--- What needs to be done ---
Can you set down, exactly as they appear below, the lines from the opening of the material through the one bearing "import numpy as np", minus the pictures?

--- Source data ---
[start]
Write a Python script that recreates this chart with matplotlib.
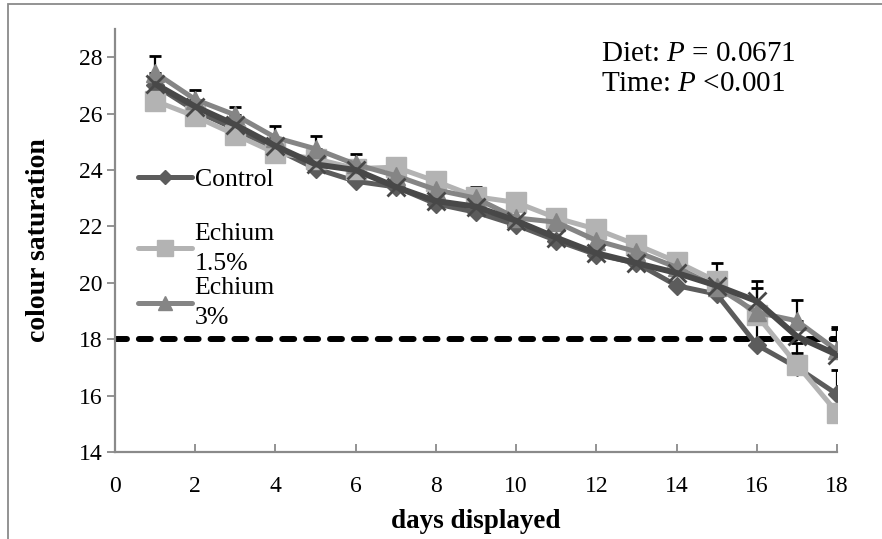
import matplotlib
matplotlib.use("Agg")
import matplotlib.pyplot as plt
from matplotlib.patches import Rectangle
import numpy as np

plt.rcParams['font.family'] = ['Liberation Serif', 'DejaVu Serif']
plt.rcParams['mathtext.fontset'] = 'custom'
plt.rcParams['mathtext.rm'] = 'Liberation Serif'
plt.rcParams['mathtext.it'] = 'Liberation Serif:italic'

# ---- data ----
days = [1, 2, 3, 4, 5, 6, 7, 8, 9, 10, 11, 12, 13, 14, 15, 16, 17, 18]
control = [27.0, 26.1, 25.45, 24.75, 24.05, 23.6, 23.4, 22.8, 22.5, 22.05,
           21.5, 21.0, 20.7, 19.9, 19.6, 17.8, 17.0, 16.05]
echium15 = [26.45, 25.9, 25.25, 24.6, 24.4, 24.05, 24.1, 23.6, 23.05, 22.85,
            22.3, 21.9, 21.35, 20.75, 20.05, 18.85, 17.1, 15.4]
echium3 = [27.45, 26.5, 25.95, 25.15, 24.75, 24.2, 23.8, 23.3, 23.0, 22.3,
           22.15, 21.5, 21.1, 20.55, 19.85, 18.95, 18.65, 17.6]
series4 = [27.05, 26.25, 25.6, 24.85, 24.2, 24.0, 23.4, 22.9, 22.7, 22.2,
           21.6, 21.05, 20.7, 20.35, 19.9, 19.35, 18.1, 17.45]

# upper error bars (0 = not shown)
control_err = [0, 0, 0, 0, 0, 0, 0, 0, 0, 0, 0, 0, 0, 0, 0, 2.0, 0.5, 0.85]
echium15_err = [0, 0, 0, 0, 0, 0, 0, 0.3, 0.35, 0, 0.3, 0.3, 0.3, 0.3, 0.65, 0, 0.75, 0]
echium3_err = [0.6, 0.35, 0.3, 0.4, 0.45, 0.35, 0, 0, 0, 0, 0, 0, 0, 0, 0, 1.1, 0.75, 0.85]
series4_err = [0, 0, 0, 0, 0, 0, 0, 0, 0, 0, 0, 0, 0, 0, 0, 0, 0, 0.9]

labels = ["Control", "Echium\n1.5%", "Echium\n3%"]
threshold = 18
xticks = [0, 2, 4, 6, 8, 10, 12, 14, 16, 18]
yticks = [14, 16, 18, 20, 22, 24, 26, 28]
annotation = "Diet: $P$ = 0.0671\nTime: $P$ <0.001"

# ---- figure ----
fig = plt.figure(figsize=(8.82, 5.39), dpi=100)
ax = fig.add_axes([115/882, 1-452/539, 722/882, 423/539])

# chart-area border (cropped)
fig.patches.append(Rectangle((8/882, -0.2), 2.0, 1.2 - 4/539, transform=fig.transFigure,
                             fill=False, edgecolor='#8a8a8a', lw=1.3))

ax.axhline(threshold, color='black', lw=4.3, dashes=(2.0, 2.0),
           dash_capstyle='round', zorder=1.5)

for vals, errs in [(control, control_err), (echium15, echium15_err),
                   (echium3, echium3_err), (series4, series4_err)]:
    xs = [d for d, e in zip(days, errs) if e > 0]
    ys = [v for v, e in zip(vals, errs) if e > 0]
    es = [e for e in errs if e > 0]
    ax.errorbar(xs, ys, yerr=[np.zeros(len(es)), es], fmt='none', ecolor='black',
                elinewidth=1.6, capsize=4.5, capthick=2, zorder=1.8)

l1, = ax.plot(days, control, color='#5c5c5c', lw=3.6, marker='D', ms=9,
              zorder=2, solid_capstyle='round')
l2, = ax.plot(days, echium15, color='#b3b3b3', lw=3.6, marker='s', ms=14,
              zorder=2.1, solid_capstyle='round')
l3, = ax.plot(days, echium3, color='#858585', lw=3.6, marker='^', ms=13,
              zorder=2.2, solid_capstyle='round')
ax.plot(days, series4, color='#484848', lw=4.3, marker='x', ms=13, mew=2,
        zorder=2.3, solid_capstyle='round')

ax.set_xlim(0, 18)
ax.set_ylim(14, 29)
ax.set_xticks(xticks)
ax.set_yticks(yticks)
for s in ['top', 'right']:
    ax.spines[s].set_visible(False)
for s in ['left', 'bottom']:
    ax.spines[s].set_color('#8a8a8a')
    ax.spines[s].set_linewidth(1.6)
ax.tick_params(axis='y', direction='out', length=6, width=1.3, color='#8a8a8a',
               labelsize=17, pad=3)
ax.tick_params(axis='x', direction='in', length=6, width=1.3, color='#8a8a8a',
               labelsize=17, pad=17)

ax.set_xlabel("days displayed", fontsize=19.5, fontweight='bold', labelpad=9)
ax.set_ylabel("colour saturation", fontsize=20, fontweight='bold', labelpad=20)

ax.text(0.673, 0.905, annotation, transform=ax.transAxes, fontsize=21,
        ha='left', va='center', linespacing=1.17)

leg_kw = dict(frameon=False, fontsize=18.5, handlelength=2.1, handletextpad=0.1,
              borderaxespad=0.0, borderpad=0.0, markerscale=0.8)
leg1 = ax.legend([l1], [labels[0]], loc='center left',
                 bbox_to_anchor=(0.032, (452 - 180) / 423), **leg_kw)
ax.add_artist(leg1)
leg2 = ax.legend([l2, l3], labels[1:], loc='center left',
                 bbox_to_anchor=(0.032, (452 - 276) / 423), labelspacing=0.1, **leg_kw)
for t in leg2.get_texts():
    t.set_linespacing(1.45)

fig.savefig("out.png", dpi=100)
[end]
--- Task solution ---
Write a Python script that recreates this chart with matplotlib.
import matplotlib
matplotlib.use("Agg")
import matplotlib.pyplot as plt
from matplotlib.patches import Rectangle
import numpy as np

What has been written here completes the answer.